[Given request]
Everything from the line containing "Output the Python" through the line containing "plt.rcParams['axes.unicode_minus'] = False" must be written out exactly, and nothing more; leave any pictures out.

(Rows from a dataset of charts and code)
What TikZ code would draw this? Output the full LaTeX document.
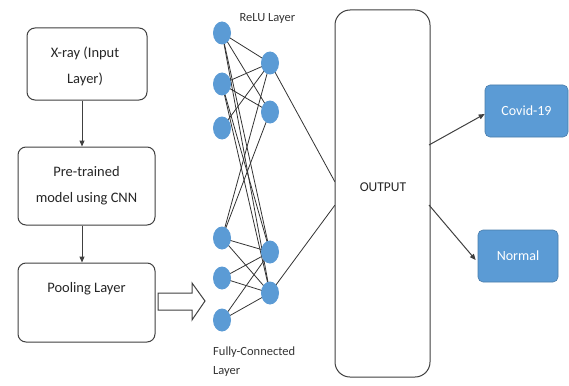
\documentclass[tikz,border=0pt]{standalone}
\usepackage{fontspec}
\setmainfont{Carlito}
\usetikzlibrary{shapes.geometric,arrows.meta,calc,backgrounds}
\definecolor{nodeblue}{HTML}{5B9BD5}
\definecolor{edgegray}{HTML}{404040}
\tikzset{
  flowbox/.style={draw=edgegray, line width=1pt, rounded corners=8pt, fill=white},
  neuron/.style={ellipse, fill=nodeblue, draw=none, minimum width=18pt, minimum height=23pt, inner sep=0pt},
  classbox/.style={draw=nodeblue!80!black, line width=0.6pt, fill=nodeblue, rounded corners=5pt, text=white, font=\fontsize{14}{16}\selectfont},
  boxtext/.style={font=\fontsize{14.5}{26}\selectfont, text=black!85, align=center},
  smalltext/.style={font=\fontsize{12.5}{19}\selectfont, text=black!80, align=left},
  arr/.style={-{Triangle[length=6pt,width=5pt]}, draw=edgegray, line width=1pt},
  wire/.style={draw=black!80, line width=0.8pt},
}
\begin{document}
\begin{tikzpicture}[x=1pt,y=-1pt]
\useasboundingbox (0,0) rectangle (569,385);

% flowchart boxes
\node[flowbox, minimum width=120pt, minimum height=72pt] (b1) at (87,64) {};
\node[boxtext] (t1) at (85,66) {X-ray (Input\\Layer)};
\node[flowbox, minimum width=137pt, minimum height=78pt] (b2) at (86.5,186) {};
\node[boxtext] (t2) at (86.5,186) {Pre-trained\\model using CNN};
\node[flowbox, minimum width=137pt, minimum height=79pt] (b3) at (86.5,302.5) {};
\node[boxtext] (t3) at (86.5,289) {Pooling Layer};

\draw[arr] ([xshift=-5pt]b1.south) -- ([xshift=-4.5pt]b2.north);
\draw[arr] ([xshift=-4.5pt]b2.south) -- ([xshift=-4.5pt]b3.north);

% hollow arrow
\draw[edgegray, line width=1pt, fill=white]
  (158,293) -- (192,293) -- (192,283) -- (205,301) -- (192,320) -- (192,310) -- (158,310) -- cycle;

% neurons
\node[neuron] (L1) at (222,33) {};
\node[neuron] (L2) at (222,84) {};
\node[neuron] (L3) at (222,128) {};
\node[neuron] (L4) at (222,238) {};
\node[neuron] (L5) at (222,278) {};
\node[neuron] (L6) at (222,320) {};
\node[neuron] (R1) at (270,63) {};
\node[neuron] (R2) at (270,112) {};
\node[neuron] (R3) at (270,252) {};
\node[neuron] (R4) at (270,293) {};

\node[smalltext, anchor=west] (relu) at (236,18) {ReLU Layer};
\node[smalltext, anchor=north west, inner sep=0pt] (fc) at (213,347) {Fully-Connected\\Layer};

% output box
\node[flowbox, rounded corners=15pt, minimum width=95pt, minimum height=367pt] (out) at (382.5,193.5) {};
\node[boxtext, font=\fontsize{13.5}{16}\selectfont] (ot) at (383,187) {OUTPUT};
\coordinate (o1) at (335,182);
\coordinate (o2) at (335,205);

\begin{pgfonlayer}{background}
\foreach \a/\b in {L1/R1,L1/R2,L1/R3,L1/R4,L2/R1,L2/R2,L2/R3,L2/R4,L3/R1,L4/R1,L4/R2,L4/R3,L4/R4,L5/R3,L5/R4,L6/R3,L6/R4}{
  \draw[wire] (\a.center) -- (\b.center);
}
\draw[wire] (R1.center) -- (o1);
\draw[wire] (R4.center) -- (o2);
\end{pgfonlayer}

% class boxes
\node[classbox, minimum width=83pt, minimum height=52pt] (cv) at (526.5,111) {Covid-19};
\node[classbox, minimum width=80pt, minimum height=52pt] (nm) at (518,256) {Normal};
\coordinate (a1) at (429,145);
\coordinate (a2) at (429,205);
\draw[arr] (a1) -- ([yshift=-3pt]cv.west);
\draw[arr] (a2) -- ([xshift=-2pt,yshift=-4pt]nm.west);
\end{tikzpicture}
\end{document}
--
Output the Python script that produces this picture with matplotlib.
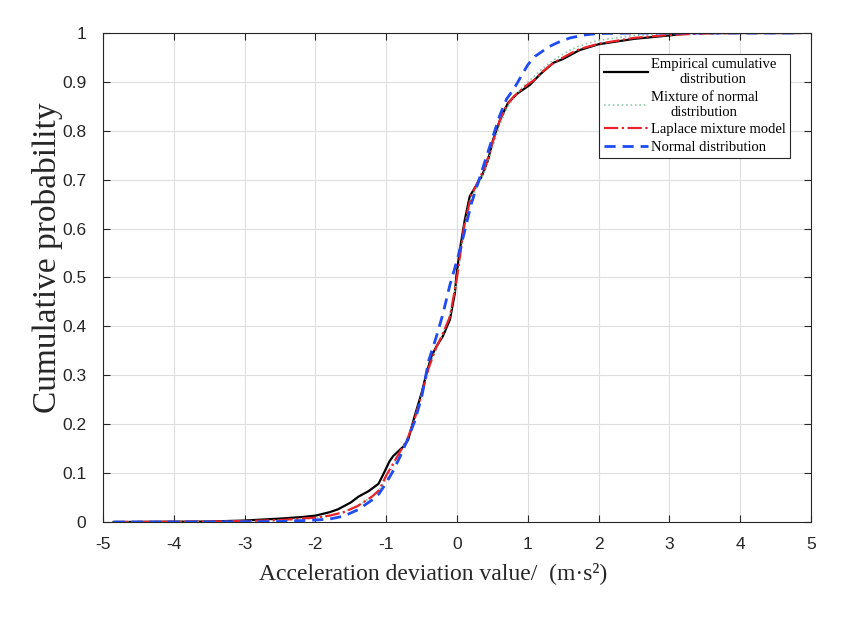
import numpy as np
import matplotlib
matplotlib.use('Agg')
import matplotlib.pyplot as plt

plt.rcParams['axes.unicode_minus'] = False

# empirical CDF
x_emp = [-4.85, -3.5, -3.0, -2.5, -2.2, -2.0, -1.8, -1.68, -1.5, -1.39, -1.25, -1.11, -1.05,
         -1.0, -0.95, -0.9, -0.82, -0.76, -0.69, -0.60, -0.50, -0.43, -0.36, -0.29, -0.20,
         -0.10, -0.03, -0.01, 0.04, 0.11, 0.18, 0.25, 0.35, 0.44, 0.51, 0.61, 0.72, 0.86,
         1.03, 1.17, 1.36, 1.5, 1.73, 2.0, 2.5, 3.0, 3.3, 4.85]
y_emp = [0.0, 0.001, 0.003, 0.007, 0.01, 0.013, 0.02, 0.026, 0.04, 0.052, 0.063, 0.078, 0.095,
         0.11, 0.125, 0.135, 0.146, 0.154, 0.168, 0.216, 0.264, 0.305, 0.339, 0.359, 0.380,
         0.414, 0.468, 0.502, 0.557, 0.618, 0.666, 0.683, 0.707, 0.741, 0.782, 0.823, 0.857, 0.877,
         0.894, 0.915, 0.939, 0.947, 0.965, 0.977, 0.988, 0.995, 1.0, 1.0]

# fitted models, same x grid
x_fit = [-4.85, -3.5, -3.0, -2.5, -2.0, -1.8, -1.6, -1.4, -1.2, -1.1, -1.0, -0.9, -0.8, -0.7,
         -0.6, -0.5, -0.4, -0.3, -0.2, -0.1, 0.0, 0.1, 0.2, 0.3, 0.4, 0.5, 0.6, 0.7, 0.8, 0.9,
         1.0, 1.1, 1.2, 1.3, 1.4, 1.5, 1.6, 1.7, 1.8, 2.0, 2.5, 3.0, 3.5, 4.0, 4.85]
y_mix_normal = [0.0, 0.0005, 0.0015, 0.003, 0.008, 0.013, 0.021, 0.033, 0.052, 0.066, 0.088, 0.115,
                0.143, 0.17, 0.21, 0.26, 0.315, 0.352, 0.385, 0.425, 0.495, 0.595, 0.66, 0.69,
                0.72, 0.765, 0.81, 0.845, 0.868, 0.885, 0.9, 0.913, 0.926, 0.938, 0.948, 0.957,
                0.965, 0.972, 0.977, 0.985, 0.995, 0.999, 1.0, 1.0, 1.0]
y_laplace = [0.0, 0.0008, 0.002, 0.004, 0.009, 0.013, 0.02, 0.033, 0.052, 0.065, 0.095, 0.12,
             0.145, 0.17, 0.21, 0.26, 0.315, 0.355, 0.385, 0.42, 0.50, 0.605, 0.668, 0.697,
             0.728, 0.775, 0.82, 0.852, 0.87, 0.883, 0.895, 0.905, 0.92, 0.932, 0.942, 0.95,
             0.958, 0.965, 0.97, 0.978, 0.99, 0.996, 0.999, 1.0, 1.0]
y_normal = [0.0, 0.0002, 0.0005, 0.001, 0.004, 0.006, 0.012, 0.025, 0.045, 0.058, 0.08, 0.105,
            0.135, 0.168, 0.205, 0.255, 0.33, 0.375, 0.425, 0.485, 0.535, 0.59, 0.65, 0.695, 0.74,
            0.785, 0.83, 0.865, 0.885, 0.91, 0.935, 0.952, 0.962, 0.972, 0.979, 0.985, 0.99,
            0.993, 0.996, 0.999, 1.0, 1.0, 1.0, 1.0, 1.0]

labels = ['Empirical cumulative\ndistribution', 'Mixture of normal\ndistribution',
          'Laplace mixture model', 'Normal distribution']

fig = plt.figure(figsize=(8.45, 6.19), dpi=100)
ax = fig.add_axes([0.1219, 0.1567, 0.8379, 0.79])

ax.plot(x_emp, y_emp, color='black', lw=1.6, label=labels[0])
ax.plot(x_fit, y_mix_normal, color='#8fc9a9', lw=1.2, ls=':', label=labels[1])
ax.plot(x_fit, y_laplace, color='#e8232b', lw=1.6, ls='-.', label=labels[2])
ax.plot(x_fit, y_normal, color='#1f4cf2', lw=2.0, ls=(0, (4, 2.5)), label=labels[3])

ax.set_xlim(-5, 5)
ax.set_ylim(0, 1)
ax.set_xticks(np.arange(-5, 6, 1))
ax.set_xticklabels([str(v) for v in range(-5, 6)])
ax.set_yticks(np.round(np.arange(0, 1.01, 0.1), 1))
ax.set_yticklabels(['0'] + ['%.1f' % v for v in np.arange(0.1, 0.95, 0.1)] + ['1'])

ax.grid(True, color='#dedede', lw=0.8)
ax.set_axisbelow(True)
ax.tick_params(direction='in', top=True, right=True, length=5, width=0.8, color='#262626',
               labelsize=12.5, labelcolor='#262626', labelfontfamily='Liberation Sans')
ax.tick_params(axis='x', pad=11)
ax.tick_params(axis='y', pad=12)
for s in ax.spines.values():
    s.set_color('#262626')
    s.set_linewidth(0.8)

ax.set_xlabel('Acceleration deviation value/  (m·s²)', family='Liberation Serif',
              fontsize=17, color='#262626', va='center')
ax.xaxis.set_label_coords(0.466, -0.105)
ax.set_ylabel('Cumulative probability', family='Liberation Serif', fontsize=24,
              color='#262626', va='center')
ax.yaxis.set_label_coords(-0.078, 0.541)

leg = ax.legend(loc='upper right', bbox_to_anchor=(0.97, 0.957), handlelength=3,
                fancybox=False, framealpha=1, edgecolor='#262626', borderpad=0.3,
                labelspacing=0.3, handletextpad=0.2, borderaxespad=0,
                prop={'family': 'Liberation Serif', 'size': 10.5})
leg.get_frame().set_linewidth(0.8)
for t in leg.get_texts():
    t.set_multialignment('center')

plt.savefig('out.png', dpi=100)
--
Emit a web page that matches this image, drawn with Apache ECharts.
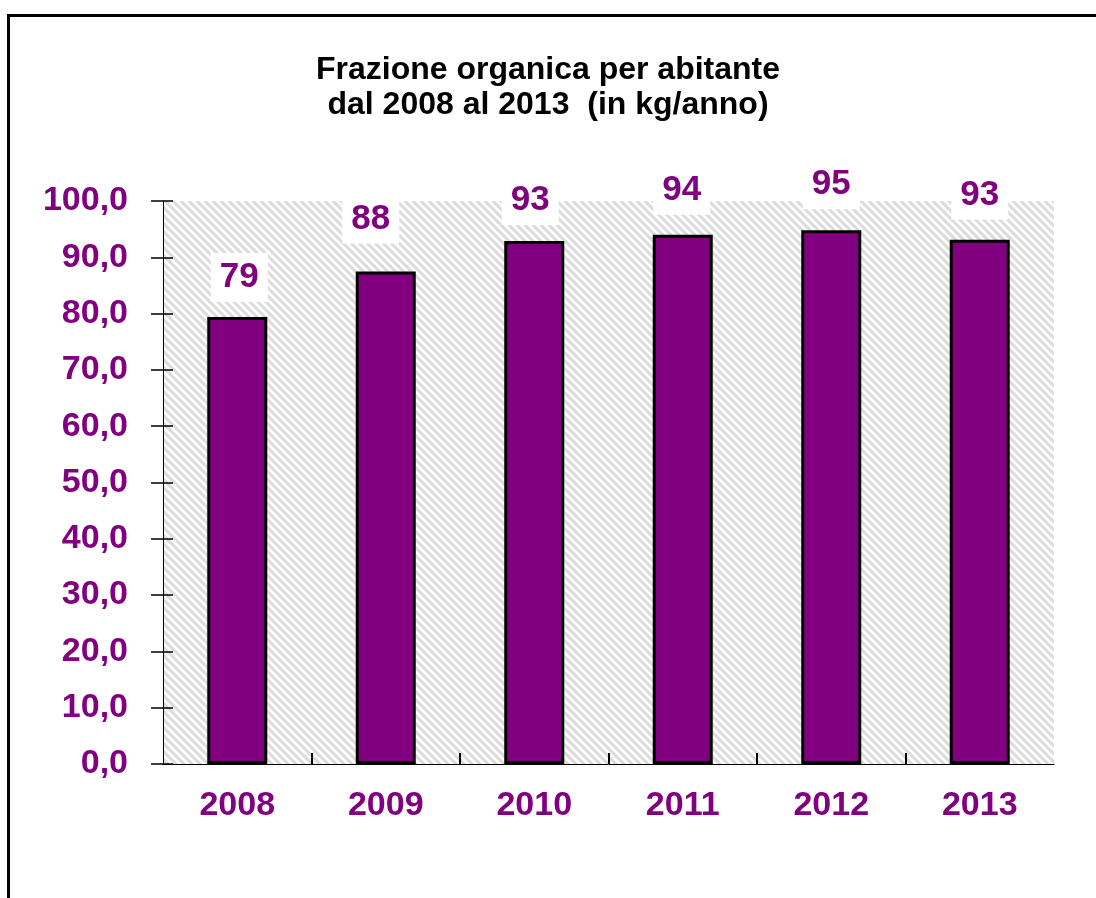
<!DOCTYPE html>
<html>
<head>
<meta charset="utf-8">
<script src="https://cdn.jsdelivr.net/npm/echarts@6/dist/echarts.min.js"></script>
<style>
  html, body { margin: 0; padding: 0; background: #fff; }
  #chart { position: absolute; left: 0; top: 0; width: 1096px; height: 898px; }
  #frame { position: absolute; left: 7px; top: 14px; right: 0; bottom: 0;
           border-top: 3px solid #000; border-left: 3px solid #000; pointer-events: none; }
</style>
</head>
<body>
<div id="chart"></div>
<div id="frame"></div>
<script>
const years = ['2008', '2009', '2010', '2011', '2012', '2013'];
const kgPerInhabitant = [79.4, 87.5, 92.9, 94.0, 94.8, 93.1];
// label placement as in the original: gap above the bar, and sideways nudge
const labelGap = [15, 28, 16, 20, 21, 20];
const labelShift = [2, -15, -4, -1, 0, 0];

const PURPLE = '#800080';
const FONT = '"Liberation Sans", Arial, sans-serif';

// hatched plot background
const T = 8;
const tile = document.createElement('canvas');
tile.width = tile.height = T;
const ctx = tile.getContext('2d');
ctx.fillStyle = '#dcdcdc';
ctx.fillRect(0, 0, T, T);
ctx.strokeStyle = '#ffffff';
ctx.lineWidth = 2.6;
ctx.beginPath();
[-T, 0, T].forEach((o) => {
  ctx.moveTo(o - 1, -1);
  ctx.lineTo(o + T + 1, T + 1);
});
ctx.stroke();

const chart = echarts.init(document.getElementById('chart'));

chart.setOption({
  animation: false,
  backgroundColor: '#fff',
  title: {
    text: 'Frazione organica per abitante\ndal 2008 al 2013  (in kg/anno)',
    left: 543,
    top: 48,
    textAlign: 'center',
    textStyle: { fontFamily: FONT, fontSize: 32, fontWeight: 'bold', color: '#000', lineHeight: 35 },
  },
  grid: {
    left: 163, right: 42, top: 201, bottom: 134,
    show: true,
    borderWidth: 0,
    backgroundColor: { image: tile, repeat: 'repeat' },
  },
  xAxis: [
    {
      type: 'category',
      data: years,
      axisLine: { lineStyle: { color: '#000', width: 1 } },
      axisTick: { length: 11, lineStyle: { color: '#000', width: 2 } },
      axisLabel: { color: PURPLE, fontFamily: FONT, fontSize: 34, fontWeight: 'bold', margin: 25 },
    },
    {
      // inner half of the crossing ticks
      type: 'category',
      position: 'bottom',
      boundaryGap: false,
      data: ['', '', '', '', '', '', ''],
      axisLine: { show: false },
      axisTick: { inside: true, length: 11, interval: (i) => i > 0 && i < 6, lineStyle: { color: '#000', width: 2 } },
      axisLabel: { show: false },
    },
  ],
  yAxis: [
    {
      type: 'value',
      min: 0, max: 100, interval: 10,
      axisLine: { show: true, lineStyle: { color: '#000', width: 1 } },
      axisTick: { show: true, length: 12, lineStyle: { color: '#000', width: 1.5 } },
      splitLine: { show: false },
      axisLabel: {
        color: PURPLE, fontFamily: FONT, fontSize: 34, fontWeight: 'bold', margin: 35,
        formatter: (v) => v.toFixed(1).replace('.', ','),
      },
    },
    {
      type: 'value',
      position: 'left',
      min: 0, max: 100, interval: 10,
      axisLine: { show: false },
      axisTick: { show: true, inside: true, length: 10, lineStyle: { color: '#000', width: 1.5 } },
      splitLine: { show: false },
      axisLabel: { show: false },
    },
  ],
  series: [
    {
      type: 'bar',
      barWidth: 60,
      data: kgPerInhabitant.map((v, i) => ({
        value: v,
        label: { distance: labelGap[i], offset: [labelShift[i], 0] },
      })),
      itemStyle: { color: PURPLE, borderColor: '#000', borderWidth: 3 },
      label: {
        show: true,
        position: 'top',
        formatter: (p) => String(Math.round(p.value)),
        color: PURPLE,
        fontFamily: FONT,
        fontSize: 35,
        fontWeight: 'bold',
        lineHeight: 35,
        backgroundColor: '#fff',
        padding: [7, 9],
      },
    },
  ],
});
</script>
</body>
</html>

[Finished answer]
Output the Python script that produces this picture with matplotlib.
import numpy as np
import matplotlib
matplotlib.use('Agg')
import matplotlib.pyplot as plt

plt.rcParams['axes.unicode_minus'] = False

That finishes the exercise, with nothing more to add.